Como se sabe, a indemnização pelos danos não patrimoniais não visa reconstituir a situação que existiria se não ocorresse o evento, mas sim compensar o lesado, tendo também uma função sancionatória sobre o lesante.
Para a determinação equitativa do dano não patrimonial (arts.496 nº3 e 494 do CC) há que atender à natureza e intensidade, ao grau de culpa, à situação económica do lesado e do responsável, bem como ao valor actual da moeda e aos padrões jurisprudenciais. Deste modo, para a quantificação do dano, o nosso sistema assenta no recurso à equidade (art.4 do CC) e a desvinculação relativamente a puros critérios de legalidade estrita.
Pois bem, afora a escassez dos elementos de facto, já que se ignora a concreta situação económica de ambos, sabendo-se apenas que o Réu está emigrado na Suíça desde Março de 2001 e que durante largo período foi comerciante, tendo em conta a afectação da Autora, designadamente psicológica, e que o casamento perdurou 23 anos, o montante estimado (€ 5.000,00) não parece exagerado, sendo idêntico ao atribuído em vários arestos (cf., por ex., Ac STJ 16/1/2003 ( proc. nº 4725/02), de 30/1/2003 ( proc. nº 02B4593 ), de 2/12/2003 ( proc. nº 03A3584), disponíveis em www dgsi.pt ), e ficando aquém do fixado (montante de € 20.000,00) em decisões mais recentes ( cf., por ex., Ac STJ de 25/3/2010 ( proc. nº 554/06 ), em www dgsi.pt ).
         Em síntese, improcede a apelação, confirmando-se a sentença.
         2.4. – Síntese conclusiva:

1. O art.1972º nº1 do CC (na redacção do DL nº 496/77 de 25/11) postula apenas a indemnização pelos danos não patrimoniais causados pela dissolução do casamento, ou seja, pelo próprio divórcio.

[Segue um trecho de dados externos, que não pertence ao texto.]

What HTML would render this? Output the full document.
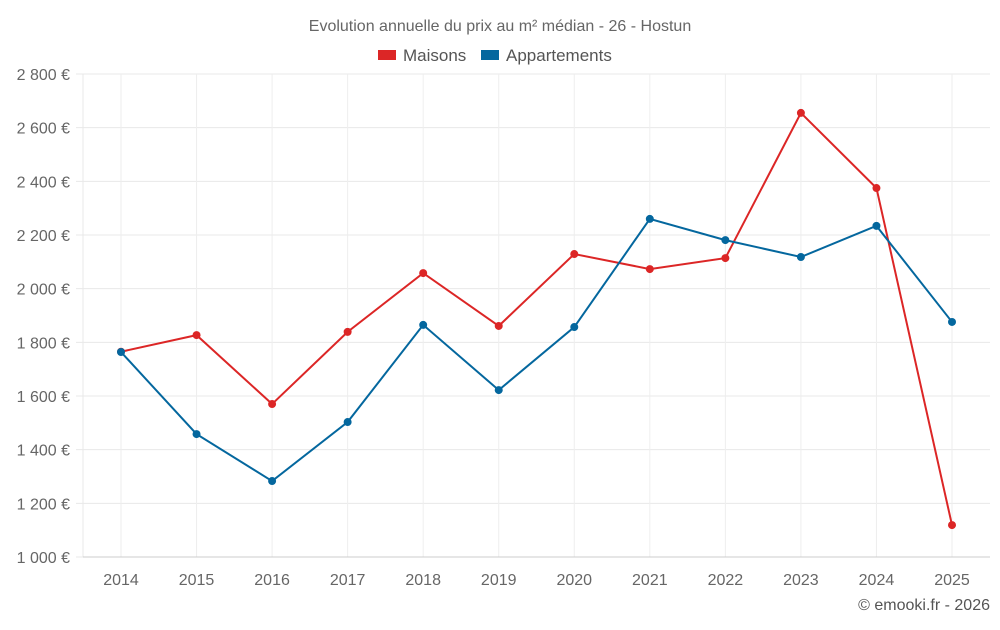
<!DOCTYPE html>
<html><head><meta charset="utf-8"><style>
body{margin:0;background:#fff;font-family:"Liberation Sans",sans-serif}
</style></head><body>
<svg id="c" width="1000" height="625" xmlns="http://www.w3.org/2000/svg"></svg>
<script>
const years=[2014,2015,2016,2017,2018,2019,2020,2021,2022,2023,2024,2025];
const maisons=[1765,1827,1570,1839,2058,1861,2129,2073,2114,2655,2375,1119];
const apparts=[1764,1458,1283,1503,1865,1622,1857,2260,2181,2118,2234,1876];
const yTicks=[1000,1200,1400,1600,1800,2000,2200,2400,2600,2800];
const ns="http://www.w3.org/2000/svg",svg=document.getElementById('c');
const X0=83,X1=990,Y0=557,Y1=74;
const xs=i=>121+i*(952-121)/(years.length-1);
const ys=v=>Y0-(v-1000)/(2800-1000)*(Y0-Y1);
function mk(t,a,txt){const e=document.createElementNS(ns,t);for(const k in a)e.setAttribute(k,a[k]);if(txt!=null)e.textContent=txt;svg.appendChild(e);return e;}
const fmt=v=>{const s=String(v);return s.slice(0,s.length-3)+" "+s.slice(-3)+" €";};
yTicks.forEach(v=>{
 const g=mk('line',{x1:76,x2:X1,y1:ys(v),y2:ys(v),stroke:'#e8e8e8'});
 
 
 const t=mk('text',{x:70,y:ys(v)+6,'text-anchor':'end','font-size':16,fill:'#666'},fmt(v));
 
 
});
const ax=mk('line',{x1:X0,x2:X0,y1:Y1,y2:Y0,stroke:'#e8e8e8'});


years.forEach((y,i)=>{
 const g=mk('line',{x1:xs(i),x2:xs(i),y1:Y1,y2:Y0,stroke:'#eeeeee'});
 
 
 const t=mk('text',{x:xs(i),y:585,'text-anchor':'middle','font-size':16,fill:'#666'},y);
 
 
});
const bx=mk('line',{x1:X0,x2:X1,y1:Y0,y2:Y0,stroke:'#ccc'});


function series(vals,col,name){
 const p=mk('polyline',{points:vals.map((v,i)=>xs(i)+','+ys(v)).join(' '),fill:'none',stroke:col,'stroke-width':2});
 
 
 vals.forEach((v,i)=>{
  const c=mk('circle',{cx:xs(i),cy:ys(v),r:4,fill:col});
  
  
 });
}
series(maisons,'#dc2626','maisons');
series(apparts,'#04679e','appartements');
const ti=mk('text',{x:500,y:31,'text-anchor':'middle','font-size':16,fill:'#666'},'Evolution annuelle du prix au m² médian - 26 - Hostun');


const l1=mk('rect',{x:378,y:50,width:18,height:10,fill:'#dc2626'});


const lt1=mk('text',{x:403,y:61,'font-size':17,fill:'#555'},'Maisons');


const l2=mk('rect',{x:481,y:50,width:18,height:10,fill:'#04679e'});


const lt2=mk('text',{x:506,y:61,'font-size':17,fill:'#555'},'Appartements');


const cr=mk('text',{x:990,y:610,'text-anchor':'end','font-size':16,fill:'#555'},'© emooki.fr - 2026');


</script>
</body></html>
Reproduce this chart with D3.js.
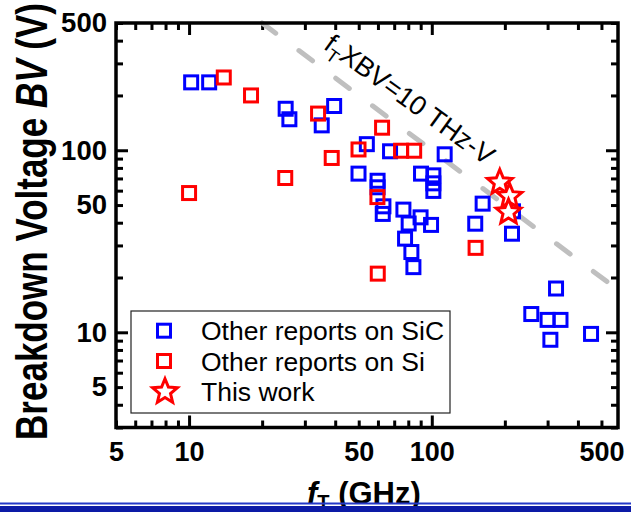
<!DOCTYPE html>
<html>
<head>
<meta charset="utf-8">
<script src="https://cdn.jsdelivr.net/npm/d3@7"></script>
<style>
  body { margin: 0; background: #fff; }
  svg { display: block; font-family: "Liberation Sans", Arial, sans-serif; }
</style>
</head>
<body>
<div id="chart"></div>
<script>
// f_T (GHz) and BV (V)
const sicF  = [10.2, 12.1, 25, 25.9, 35.2, 39.6, 54, 49.9, 67.3, 113, 59.8, 59.8, 63.2, 62.8, 90.3, 101.5, 101.5, 101.5,
               76.4, 89.9, 99.3, 80.3, 77.6, 82.4, 84, 162, 151, 214, 216, 325, 257, 300, 339, 308, 453];
const sicBV = [236, 236, 169, 148, 137, 175, 108, 74.4, 98.7, 95, 68, 62.6, 49.2, 44.7, 74.4, 72.8, 65.8, 59.8,
               47.2, 42.8, 38.9, 39.6, 32.7, 27.6, 22.8, 50.9, 39.5, 34.8, 46.2, 17.4, 12.6, 11.7, 11.7, 9.1, 9.8];
const siF   = [13.9, 18, 10, 24.9, 34, 38.7, 49.9, 62.4, 74.7, 84.6, 59.7, 59.9, 151.5];
const siBV  = [251, 200, 58.2, 70.4, 159, 90.7, 101, 133, 99.4, 99.4, 55.3, 21, 29.1];
const thisF  = [190.6, 209, 207];
const thisBV = [66.5, 55.8, 45.7];

const xLabelTicks = [5, 10, 50, 100, 500];
const yLabelTicks = [5, 10, 50, 100, 500];
const majorTicks = [10, 100];
const legendNames = ["Other reports on SiC", "Other reports on Si", "This work"];
const fomProduct = 10000; // fT x BV = 10 THz-V, in GHz*V

const W = 631, H = 512;
const box = {left: 116, right: 618, top: 23, bottom: 427.5};

const svg = d3.select("#chart").append("svg")
    .attr("width", W).attr("height", H);

const x = d3.scaleLog().domain([5, 585]).range([box.left, box.right]);
const y = d3.scaleLog().domain([3, 500]).range([box.bottom, box.top]);

const minorX = x.ticks().filter(v => !majorTicks.includes(v));
const minorY = y.ticks().filter(v => !majorTicks.includes(v));

// ticks on all four sides, pointing inward
function tickGroup(axisFn, scale, values, size, transform) {
    const g = svg.append("g").attr("transform", transform)
        .call(axisFn(scale).tickValues(values).tickSize(-size).tickFormat(""));
    g.select(".domain").remove();
    g.selectAll("line").attr("stroke", "#000").attr("stroke-width", 3);
}
[[minorX, 7], [majorTicks, 12]].forEach(([vals, len]) => {
    tickGroup(d3.axisBottom, x, vals, len, `translate(0,${box.bottom})`);
    tickGroup(d3.axisTop, x, vals, len, `translate(0,${box.top})`);
});
[[minorY, 7], [majorTicks, 12]].forEach(([vals, len]) => {
    tickGroup(d3.axisLeft, y, vals, len, `translate(${box.left},0)`);
    tickGroup(d3.axisRight, y, vals, len, `translate(${box.right},0)`);
});

// tick labels
const xl = svg.append("g").attr("transform", `translate(0,${box.bottom})`)
    .call(d3.axisBottom(x).tickValues(xLabelTicks).tickSize(0).tickPadding(14).tickFormat(d3.format("d")));
xl.select(".domain").remove();
xl.selectAll("text").attr("font-size", 27).attr("font-weight", "bold")
    .attr("font-family", "Liberation Sans, Arial, sans-serif").attr("fill", "#000");

const yl = svg.append("g").attr("transform", `translate(${box.left},0)`)
    .call(d3.axisLeft(y).tickValues(yLabelTicks).tickSize(0).tickPadding(9).tickFormat(d3.format("d")));
yl.select(".domain").remove();
yl.selectAll("text").attr("font-size", 27.5).attr("font-weight", "bold")
    .attr("font-family", "Liberation Sans, Arial, sans-serif").attr("fill", "#000");

// fT x BV = 10 THz-V guide line
const lineF = [fomProduct / 500, 585];
svg.append("path")
    .attr("d", d3.line()(lineF.map(f => [x(f), y(fomProduct / f)])))
    .attr("stroke", "#bfbfbf").attr("stroke-width", 5)
    .attr("stroke-dasharray", "17,29").attr("stroke-linecap", "round")
    .attr("fill", "none");

const angle = Math.atan2(y(fomProduct / 100) - y(fomProduct / 10), x(100) - x(10)) * 180 / Math.PI;
const ann = svg.append("text")
    .attr("transform", `translate(${x(35.5)},${y(365)}) rotate(${angle - 1})`)
    .attr("font-size", 27).attr("fill", "#000");
ann.append("tspan").text("f");
ann.append("tspan").attr("font-size", 18).attr("dy", 7).text("T");
ann.append("tspan").attr("dy", -7).text("XBV=10 THz-V");

// markers
const side = 13;
function squares(fs, bvs, color) {
    svg.append("g").selectAll("rect")
        .data(fs.map((f, i) => [f, bvs[i]]))
        .join("rect")
        .attr("x", d => x(d[0]) - side / 2)
        .attr("y", d => y(d[1]) - side / 2)
        .attr("width", side).attr("height", side)
        .attr("fill", "none").attr("stroke", color).attr("stroke-width", 3);
}
function starPath(r1, r2) {
    const pts = d3.range(10).map(i => {
        const a = -Math.PI / 2 + i * Math.PI / 5;
        const r = i % 2 ? r2 : r1;
        return [r * Math.cos(a), r * Math.sin(a)];
    });
    return "M" + pts.join("L") + "Z";
}
squares(sicF, sicBV, "#0000ff");
squares(siF, siBV, "#ff0000");
svg.append("g").selectAll("path")
    .data(thisF.map((f, i) => [f, thisBV[i]]))
    .join("path")
    .attr("transform", d => `translate(${x(d[0])},${y(d[1])})`)
    .attr("d", starPath(13, 5.8))
    .attr("fill", "#fff").attr("stroke", "#ff0000").attr("stroke-width", 3)
    .attr("stroke-linejoin", "miter");

// frame
svg.append("rect")
    .attr("x", box.left).attr("y", box.top)
    .attr("width", box.right - box.left).attr("height", box.bottom - box.top)
    .attr("fill", "none").attr("stroke", "#000").attr("stroke-width", 3.5);

// legend
const lg = svg.append("g").attr("transform", "translate(131,311)");
lg.append("rect").attr("width", 319).attr("height", 102)
    .attr("fill", "#fff").attr("stroke", "#222").attr("stroke-width", 1.2);
const rows = [19.7, 50, 80.7];
lg.append("rect").attr("x", 33 - side / 2).attr("y", rows[0] - side / 2).attr("width", side).attr("height", side)
    .attr("fill", "none").attr("stroke", "#0000ff").attr("stroke-width", 3);
lg.append("rect").attr("x", 33 - side / 2).attr("y", rows[1] - side / 2).attr("width", side).attr("height", side)
    .attr("fill", "none").attr("stroke", "#ff0000").attr("stroke-width", 3);
lg.append("path").attr("transform", `translate(34,${rows[2]})`).attr("d", starPath(13, 5.8))
    .attr("fill", "#fff").attr("stroke", "#ff0000").attr("stroke-width", 3);
lg.selectAll("text.lab").data(legendNames).join("text")
    .attr("class", "lab")
    .attr("x", 70).attr("y", (d, i) => rows[i]).attr("dy", "0.36em")
    .attr("font-size", 26.5).attr("fill", "#000")
    .text(d => d);

// axis titles
const yt = svg.append("text")
    .attr("transform", "translate(47,221.5) rotate(-90) scale(1,1.28)")
    .attr("text-anchor", "middle").attr("font-size", 35).attr("font-weight", "bold").attr("fill", "#000");
yt.append("tspan").text("Breakdown Voltage ");
yt.append("tspan").attr("font-style", "italic").text("BV");
yt.append("tspan").text(" (V)");

const xt = svg.append("text")
    .attr("x", 307).attr("y", 504)
    .attr("font-size", 31).attr("font-weight", "bold").attr("fill", "#000");
xt.append("tspan").attr("font-style", "italic").text("f");
xt.append("tspan").attr("font-size", 20).attr("dy", 5).text("T");
xt.append("tspan").attr("dy", -5).text(" (GHz)");

// rule lines at the bottom
svg.append("rect").attr("x", 0).attr("y", 502.5).attr("width", W).attr("height", 2)
    .attr("fill", "#2438c8");
svg.append("rect").attr("x", 0).attr("y", 506).attr("width", W).attr("height", 6)
    .attr("fill", "#0c1aa6");
</script>
</body>
</html>
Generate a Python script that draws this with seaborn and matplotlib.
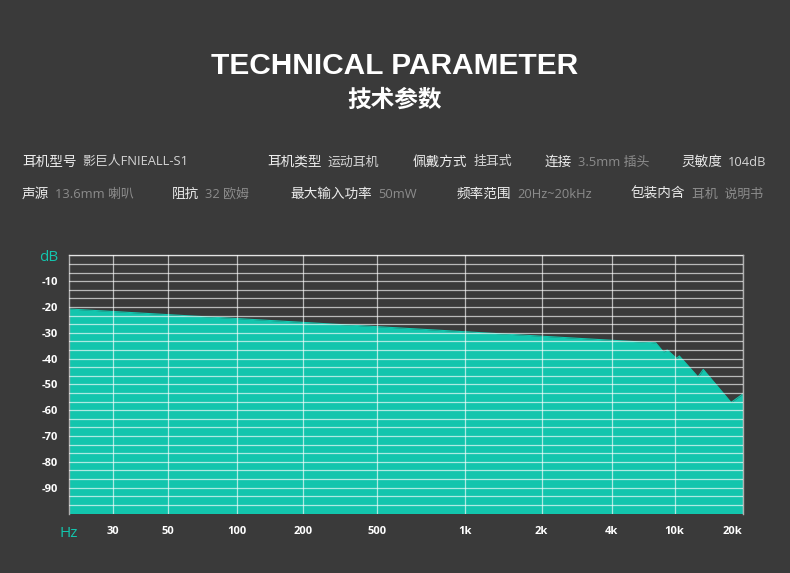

2. O dano deve ser perspectivado como um dano ao “projecto de vida “ que o casamento procura alcançar e cuja ruptura pode constituir uma afectação de ordem espiritual na medida em que há um investimento, a vários níveis, numa conjugalidade, como “locus” no qual cada um dos cônjuges procura erigir e desenvolver a sua própria personalidade.

III – DECISÃO
         Pelo exposto, decidem:
1)
         Julgar improcedente a apelação e confirmar a sentença recorrida.
2)
         Condenar o Apelante nas custas.